Motywowano to troską o zdrowie Polaków – że dzięki takiej zmianie Polacy będą kupowali 100-procentowe soki. To karkołomna argumentacja: równie zasadne jest twierdzenie, że jeśli nałoży się podatek na wieprzowinę, to Polacy przestawią się na jesiotry. Ktoś, kogo stać na soki, kupuje soki bez dodatkowej zachęty. A ludzie z mniej zasobnymi portfelami wybierają nektary czy napoje. Jeśli się przerzucą, to nie na czysty sok, a na tańszy napój bogaty w całą gamę składników sztucznych. Co lepsze, ta prozdrowotna argumentacja nie przeszkodziła Ministerstwu Finansów w propozycji obniżki stawki VAT na chipsy.

Matryca ma być procedowana jeszcze w lipcu. Ponoć w zmienionym kształcie. Szkoda, że tych zmian rząd nie ujawnia. Nie ma więc pola do publicznej dyskusji, ale jest za to pole do domysłów, iż kontrowersyjne zapisy pozostały. Regulacje podatkowe nie powinny być uchwalane na chybcika, bez dyskusji. Chociażby z szacunku dla podatnika.

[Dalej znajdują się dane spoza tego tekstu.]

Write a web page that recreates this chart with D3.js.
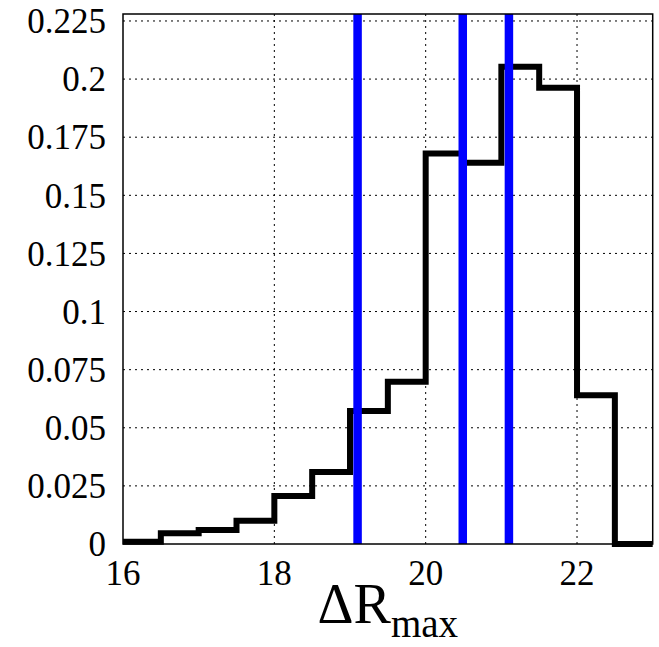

I tego najbardziej mi brakuje: dyskusji. Rzetelnego argumentowania propozycji i uczciwej wymiany poglądów. Nie dotyczy to zresztą jedynie ustaw podatkowych, bo proces tzw. konsultacji społecznych w licznych przypadkach jest parodią. Ot, dane ministerstwo zbiera opinie, publikuje je – bo musi – na swoich stronach Rządowe Centrum Legislacji. Często na przekazanie opinii tyczących się skomplikowanych projektów jest bardzo mało czasu. I, z reguły, opinie te nie są brane pod uwagę.

Mówiąc o transparentności życia publicznego, przede wszystkim myślimy o jawności zarobków i oświadczeń majątkowych urzędników i polityków. Tymczasem proces stanowienia prawa, uwzględniający opinię różnych środowisk, jest jednym z najistotniejszych elementów transparentności demokratycznego państwa. Pamiętajcie o tym, drodzy politycy!